Narcolepsy in Children

Male Catalepsy Polysomnography Sleep, REM 3. Good health 03 medical and health sciences 0302 clinical medicine Child, Preschool [SCCO.PSYC]Cognitive science/Psychology Humans Female HLA-DR2 Antigen Child Narcolepsy
DOI: 10.1093/sleep/17.suppl_8.s17 Publication Date: 2017-02-05T15:44:50Z
ABSTRACT
The clinical and polygraphic characteristics of narcolepsy in children were established on the analysis of 97 reported cases in children (including 12 personal cases). In idiopathic narcolepsies (77 cases) narcoleptic attacks occurred in 97% of the cases, cataplexy in 80.5%, hypnagogic hallucination in 39% and sleep paralysis in 29%; 13% of the children had the tetrad; dyssomnia was a prominent feature. Polygraphic data showed no significant differences between adults and children.
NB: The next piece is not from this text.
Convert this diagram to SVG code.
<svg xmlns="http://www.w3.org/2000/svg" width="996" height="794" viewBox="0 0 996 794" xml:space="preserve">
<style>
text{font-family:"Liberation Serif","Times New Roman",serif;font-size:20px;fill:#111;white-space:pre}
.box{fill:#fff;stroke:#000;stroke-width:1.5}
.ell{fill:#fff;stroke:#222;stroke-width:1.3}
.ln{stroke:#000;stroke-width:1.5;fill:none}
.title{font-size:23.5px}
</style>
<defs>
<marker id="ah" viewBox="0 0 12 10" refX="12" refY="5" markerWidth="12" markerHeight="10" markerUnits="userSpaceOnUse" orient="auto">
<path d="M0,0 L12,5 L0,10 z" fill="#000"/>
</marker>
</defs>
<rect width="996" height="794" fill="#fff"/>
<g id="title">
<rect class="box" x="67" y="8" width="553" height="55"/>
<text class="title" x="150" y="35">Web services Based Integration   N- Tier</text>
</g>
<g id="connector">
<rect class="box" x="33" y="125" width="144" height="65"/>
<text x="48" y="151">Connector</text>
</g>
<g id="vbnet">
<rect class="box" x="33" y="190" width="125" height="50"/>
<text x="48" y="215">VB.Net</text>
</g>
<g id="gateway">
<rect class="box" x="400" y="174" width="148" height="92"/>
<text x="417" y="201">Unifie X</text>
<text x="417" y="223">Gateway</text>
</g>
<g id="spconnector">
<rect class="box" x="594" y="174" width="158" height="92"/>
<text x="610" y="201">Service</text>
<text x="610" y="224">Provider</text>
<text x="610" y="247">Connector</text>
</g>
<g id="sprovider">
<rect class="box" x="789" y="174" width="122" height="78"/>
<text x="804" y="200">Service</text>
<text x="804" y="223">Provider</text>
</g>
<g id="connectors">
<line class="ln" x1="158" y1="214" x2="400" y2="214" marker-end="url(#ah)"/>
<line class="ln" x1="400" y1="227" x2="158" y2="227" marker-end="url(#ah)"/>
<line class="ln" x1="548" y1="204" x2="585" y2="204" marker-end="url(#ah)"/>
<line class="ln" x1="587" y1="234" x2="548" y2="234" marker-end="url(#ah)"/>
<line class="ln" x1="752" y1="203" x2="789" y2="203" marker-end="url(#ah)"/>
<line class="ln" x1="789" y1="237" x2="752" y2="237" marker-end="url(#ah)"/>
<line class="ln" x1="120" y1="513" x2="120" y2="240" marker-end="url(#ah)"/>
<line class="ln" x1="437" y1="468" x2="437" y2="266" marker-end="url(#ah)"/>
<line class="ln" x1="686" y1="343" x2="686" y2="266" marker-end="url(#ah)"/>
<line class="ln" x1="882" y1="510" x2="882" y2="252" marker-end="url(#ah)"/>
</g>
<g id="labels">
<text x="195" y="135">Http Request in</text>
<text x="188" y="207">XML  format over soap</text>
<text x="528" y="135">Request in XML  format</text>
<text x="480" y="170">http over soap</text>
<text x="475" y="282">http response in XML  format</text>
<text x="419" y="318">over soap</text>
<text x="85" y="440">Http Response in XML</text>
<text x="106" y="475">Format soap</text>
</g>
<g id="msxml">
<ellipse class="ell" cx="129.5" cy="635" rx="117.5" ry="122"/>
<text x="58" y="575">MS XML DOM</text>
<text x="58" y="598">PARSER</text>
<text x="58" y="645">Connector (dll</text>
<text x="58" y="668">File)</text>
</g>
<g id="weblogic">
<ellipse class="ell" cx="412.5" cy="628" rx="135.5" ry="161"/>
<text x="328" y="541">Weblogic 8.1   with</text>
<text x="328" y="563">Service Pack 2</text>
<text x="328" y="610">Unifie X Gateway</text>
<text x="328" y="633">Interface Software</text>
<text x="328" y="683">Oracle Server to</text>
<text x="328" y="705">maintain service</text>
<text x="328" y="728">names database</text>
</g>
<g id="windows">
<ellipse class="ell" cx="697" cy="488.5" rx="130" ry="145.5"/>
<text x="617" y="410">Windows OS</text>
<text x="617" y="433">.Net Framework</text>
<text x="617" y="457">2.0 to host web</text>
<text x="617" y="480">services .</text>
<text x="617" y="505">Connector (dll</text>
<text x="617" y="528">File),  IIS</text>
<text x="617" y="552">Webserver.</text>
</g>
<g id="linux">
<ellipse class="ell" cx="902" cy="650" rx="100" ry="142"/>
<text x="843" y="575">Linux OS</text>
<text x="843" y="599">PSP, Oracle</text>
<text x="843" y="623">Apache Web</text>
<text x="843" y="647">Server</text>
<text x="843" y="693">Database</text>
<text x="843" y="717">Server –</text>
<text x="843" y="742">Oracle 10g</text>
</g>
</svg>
In symptomatic narcolepsies (20 cases): cataplexy was the prominent feature occurring in 95% of the cases, 26% of the children had status cataplecticus; in these narcoleptic-cataplectic syndromes there was often an absence of polygraphic evidence of narcolepsy. Symptomatic narcolepsy should be suspected in cases where narcolepsy is detected in preteenage children, where cataplectic attacks are abnormally frequent, where there is an absence of polygraphic evidence of classical narcolepsy (although this criterion may not apply in the case of younger children) or where human leukocyte antigen typing for DR2 is negative. An association with a Niemann-Pick disease type C was found in 12 out of the 20 symptomatic cases, this association merits further study.